Monday, October 8, 2007

"Flaneur" - A word to Cherish

One of the joys of working with students is that they often return the favour, and teach me something valuable. It's been years since I finished university and students are now my only link to structured learning. New words and phrases fascinate me and I find that a few hours with a style conscious student or with a trendy newspaper, like say The Village Voice, will yield a bumper harvest. Last year's favorite vocabulary acquisition was a useful term encountered during some work I did for an Architecture student. The word was "Subtopia," and I had a lot of fun with it because it puts a neat label on a cultivated interest of mine and one of long standing. I was startled to discover the wealth of fresh discovery available to me once I acquired the term.

I had a similar experience on Saturday when Michael, a very bright U.B.C. student, shared a fascinating article from one of his fourth-year Film Studies courses. It describes a thought provoking Italian film on unique cityscapes. More interesting was its explanation of the French concept of the flaneur and its importance in our understanding of the modern (post 1848) city. Michael was enthused because we had recently studied City of Glass, in Paul Auster's novel The New York Trilogy. Michael had recognized a character in the novel as a flaneur and believed that the Auster must have studied the theories of Baudelaire, Roland Barthes and others. It was a good catch because a little Googling did verify that many scholars had drawn the same conclusions about the character and Auster's influences.

I was instantly possessive of the term Flaneur because at long last it gave a name to about about forty years of fond experience and habit - and it finds me at the stage in my life when I'm sorting through my past. I am originally from the ancient Canadian city of Saint John, New Brunswick and I retain a mass of vivid memories of boyhood scrambling all over my hometown, restless eyes absorbing every detail. Between the ages of ten and twenty I criss-crossed the city, often alone, hunting for novel experience among Victorian streetscapes, along the river shore, atop rock faces scourged by glacial flow, and in the bush beyond the suburbs. Frequently I took risks, as boys must do, but the point is that for me the city was a living thing, a constantly interesting companion.

By the age of fifteen I was already trying to photograph and research some of the abandoned industrial architecture and old tenements, convinced that only I had an eye for the beauty in cockeyed, unpainted wooden homes, rotting brickwork, overgrown lots and leaking hulks moored on the St. John River. I relished every opportunity to speak with elderly residents who were always amused by my insistence on recording their threadbare anecdotes. I kept walking, afraid to miss any detail before it was snatched away by the wreckers ball and his bulldozers.
"During his city wanderings, he took in visual fragments, turning his stroll into a prolonged, intense visual experience. A true protagonist and witness of modern city living, “a kaleidoscope with a conscience”, the flaneur incarnated a photographic mode of operating, perceiving the whole city as a visual universe, moving like a water diviner to go straight to the images in the midst of urban reality."

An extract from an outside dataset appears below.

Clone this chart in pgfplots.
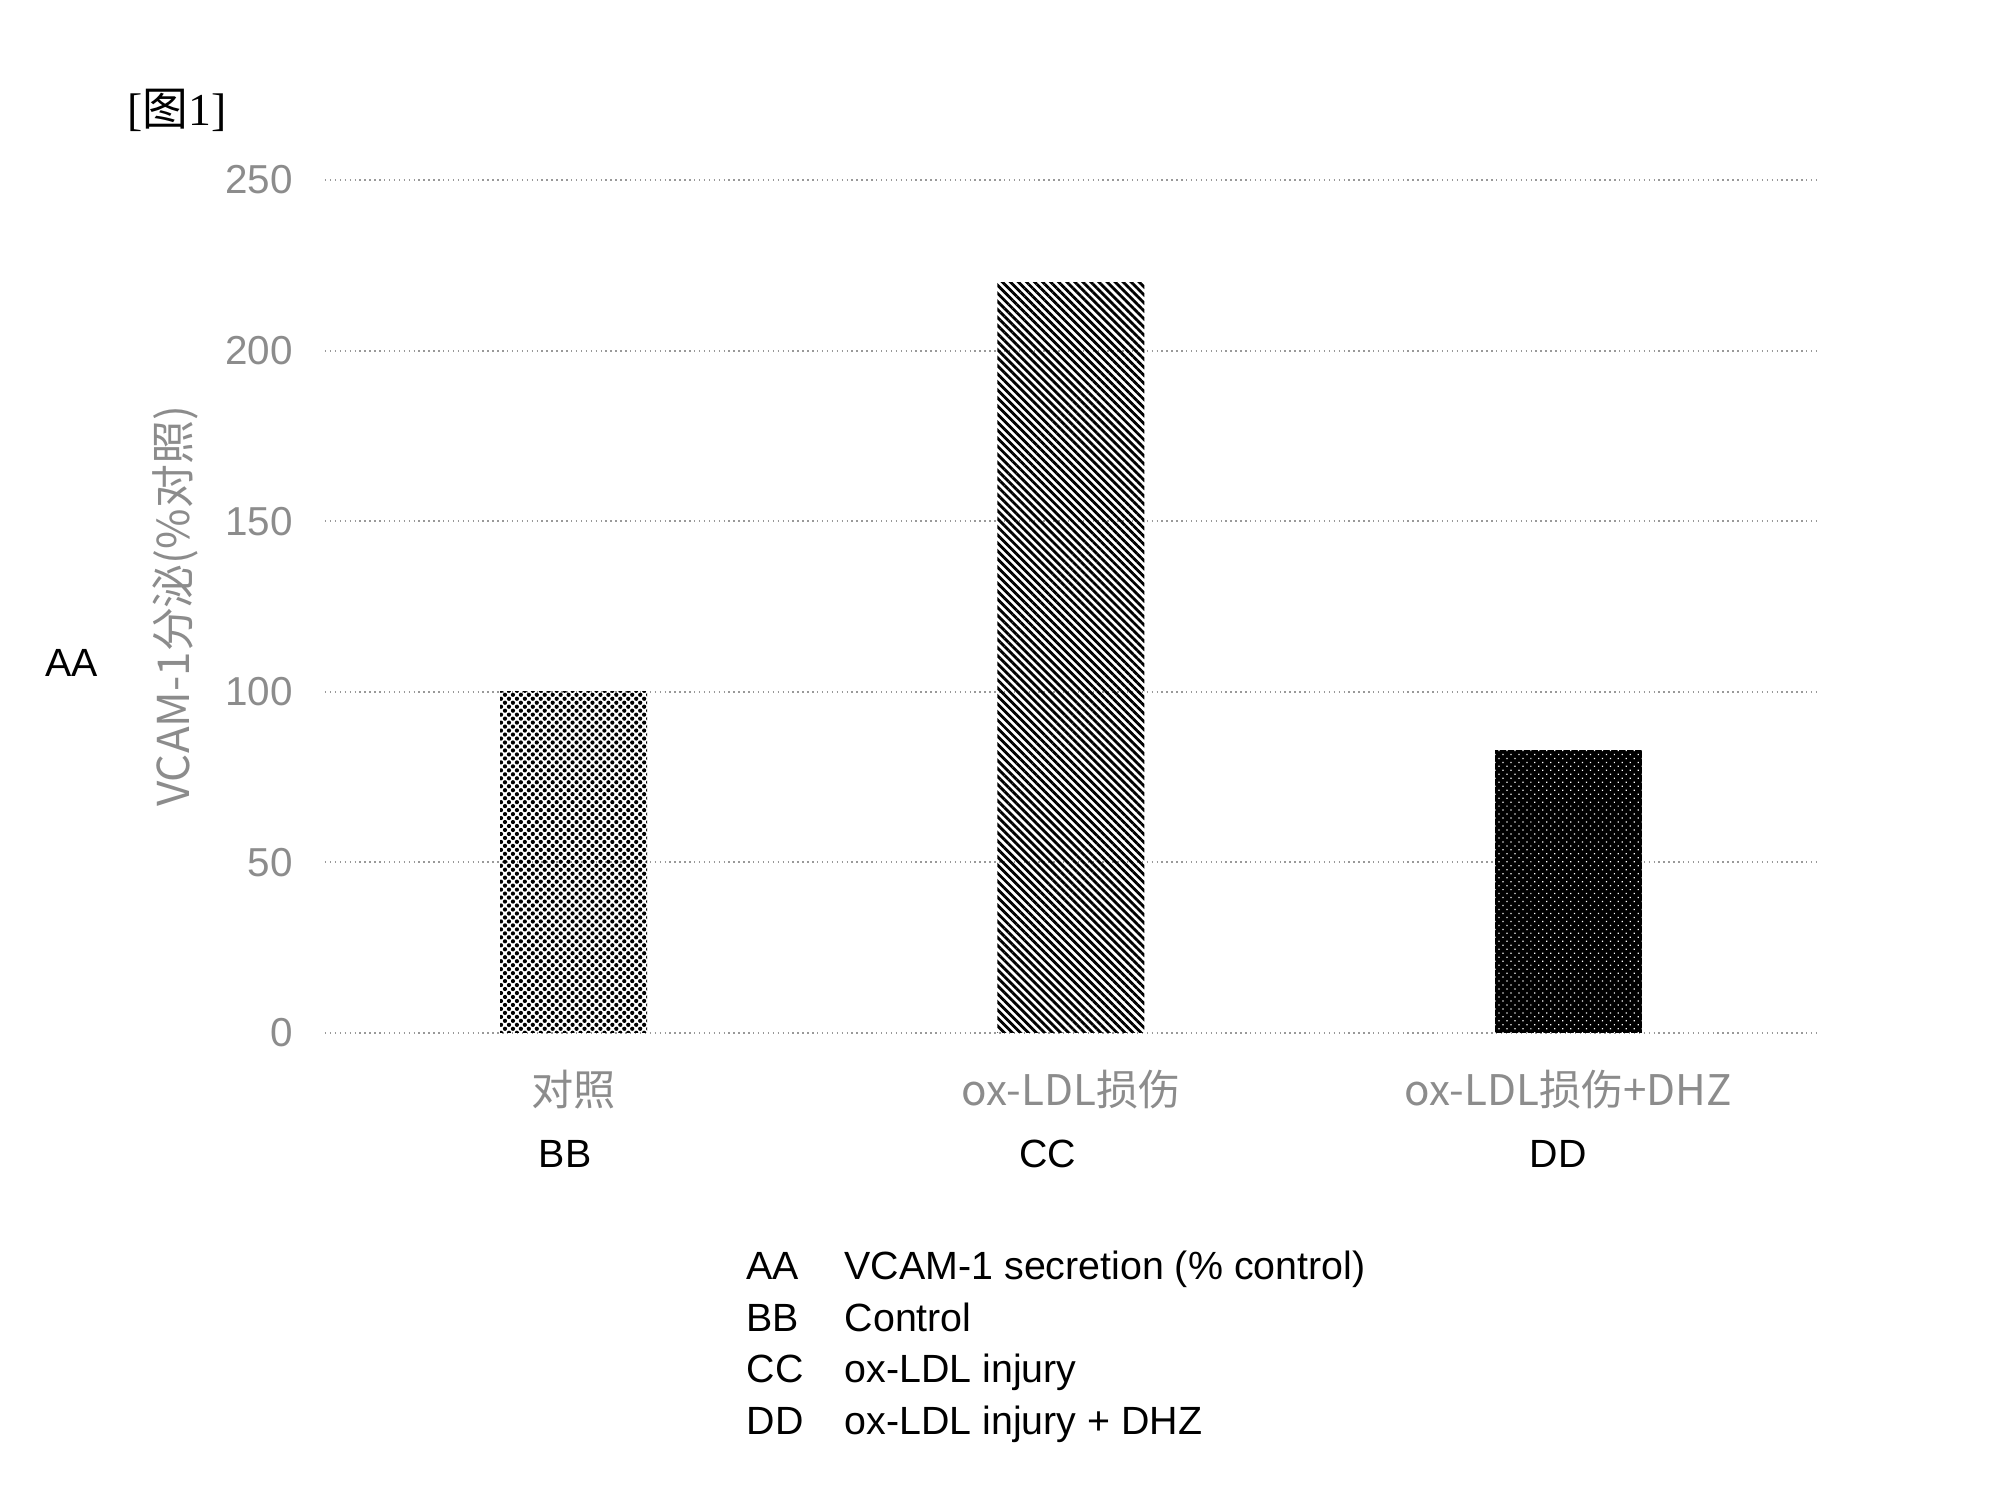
\documentclass[border=0pt]{standalone}
\usepackage{pgfplots}
\pgfplotsset{compat=1.18}
\usetikzlibrary{patterns.meta}
\usepackage{fontspec}
\setmainfont{Liberation Sans}
\newfontfamily\cjk{Noto Sans CJK SC}
\newfontfamily\seriffont{Liberation Serif}
\definecolor{lblgray}{gray}{0.55}
\begin{document}
\begin{tikzpicture}
\useasboundingbox (0,0) rectangle (19.99,-15.02);
\begin{axis}[
 at={(3.25cm,-10.33cm)}, anchor=south west,
 scale only axis, width=14.92cm, height=8.53cm,
 xmin=-0.5, xmax=2.5, ymin=0, ymax=250,
 xtick={0,1,2},
 xticklabels={对照, ox-LDL损伤, ox-LDL损伤+DHZ},
 ytick={0,50,100,150,200,250},
 axis line style={draw=none},
 major tick length=0pt,
 ymajorgrids, grid style={densely dotted, gray!80, line width=0.6pt},
 ticklabel style={text=lblgray},
 yticklabel style={font=\fontsize{11.5}{13}\selectfont, xshift=-0.2cm},
 xticklabel style={font=\cjk\fontsize{12}{14}\selectfont, yshift=-0.25cm},
 /pgf/number format/assume math mode=true,
 ylabel={\cjk VCAM-1分泌(\%对照)},
 ylabel style={at={(axis description cs:-0.1005,0.5)}, anchor=center, text=lblgray, font=\fontsize{12.5}{14}\selectfont},
 ybar, bar width=1.47cm, bar shift=0pt,
 clip=false,
]
\addplot[draw=none, pattern={Dots[distance=1.6pt, angle=45, radius=0.6pt]}, pattern color=black] coordinates {(0,100)};
\addplot[draw=none, pattern={Lines[angle=-45, distance=1.62pt, line width=0.8pt]}, pattern color=black] coordinates {(1,220)};
\addplot[draw=none, fill=black, postaction={pattern={Dots[distance=1.6pt, angle=45, radius=0.25pt]}, pattern color=white}] coordinates {(2,83)};
\end{axis}
\node[anchor=west, inner sep=0pt] at (1.27,-1.10) {\fontsize{13}{15}\selectfont\seriffont[{\cjk 图}1]};
\begin{scope}[every node/.style={inner sep=0pt, font=\fontsize{11.2}{13}\selectfont}]
\node[anchor=base west] at (0.45,-6.77) {AA};
\node[anchor=base] at (5.65,-11.68) {BB};
\node[anchor=base] at (10.48,-11.68) {CC};
\node[anchor=base] at (15.58,-11.68) {DD};
\node[anchor=base west] at (7.46,-12.80) {AA};
\node[anchor=base west] at (8.44,-12.80) {VCAM-1 secretion (\% control)};
\node[anchor=base west] at (7.46,-13.32) {BB};
\node[anchor=base west] at (8.44,-13.32) {Control};
\node[anchor=base west] at (7.46,-13.83) {CC};
\node[anchor=base west] at (8.44,-13.83) {ox-LDL injury};
\node[anchor=base west] at (7.46,-14.35) {DD};
\node[anchor=base west] at (8.44,-14.35) {ox-LDL injury + DHZ};
\end{scope}
\end{tikzpicture}
\end{document}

I started my urban scrambling in 1968, at the age of ten. There were still whole neighborhoods filled with this type of rude architecture, lightly anchored to the living rock. In some locations geologic history competed with the architecture - deep striations in the rock face evidenced the direction of glacial flow during the last Ice Age.
In Paul Auster's NEW YORK TRILOGY, Quinn, a writer of detective stories, accepts the assignment of tailing Dr. Stillman, a deranged historian whose daily wanderings through the city seem random. Yet when carefully mapped they reveal clues to Stillman's agitated thought processes. Scholars of literature debate whether the character is a true flaneur.

I have not had as much travel as I would like, but the cities I have enjoyed most were those I could explore at my leisure -the flaneur instinct runs deep. I explored Hong Kong with tremendous interest, several times. In the 1980s I walked every street on H.K. island savoring in the sheer taste of the place. Amidst and beyond the towers and concrete flats I found everything from overgrown gun positions to oddities of Chinese - Colonial architecture. I know I found foliage concealed relics which even locals were unaware of. In Taiwan I explored the city of Taipei on foot for almost two years, and learned its corners, its edges and its stinks, almost as well as my Canadian hometown. One of my fondest memories is of climbing over a high wall, which was topped with barbed wire, located very near a naval base. There I photographed the graves of Legion Etrangere officers killed in the 1884 Sino-French War. I was only in Tokyo a few times but I spent most of those visits on my feet and because I did I found small hidden wonders that will stay with me till death.

What, I wonder, did those Taiwanese and Japanese make of me? Would my wandering across, over, around and under their city structures have seemed as illogical as Stillmans pattern in Auster's novel? Did they find it insulting that I loved their homegrown monstrosities and their debris more than than marvelous new architecture financed with profits generated by the "Asian Miracle".

Now that Michael has introduced me to this wonderful concept - I understand that I too am a Flaneur. I believe I am going to have fun exploring the philosophy behind it. More, it is already helping me to understand myself just a bit more and is certain to contribute to some of my future projects.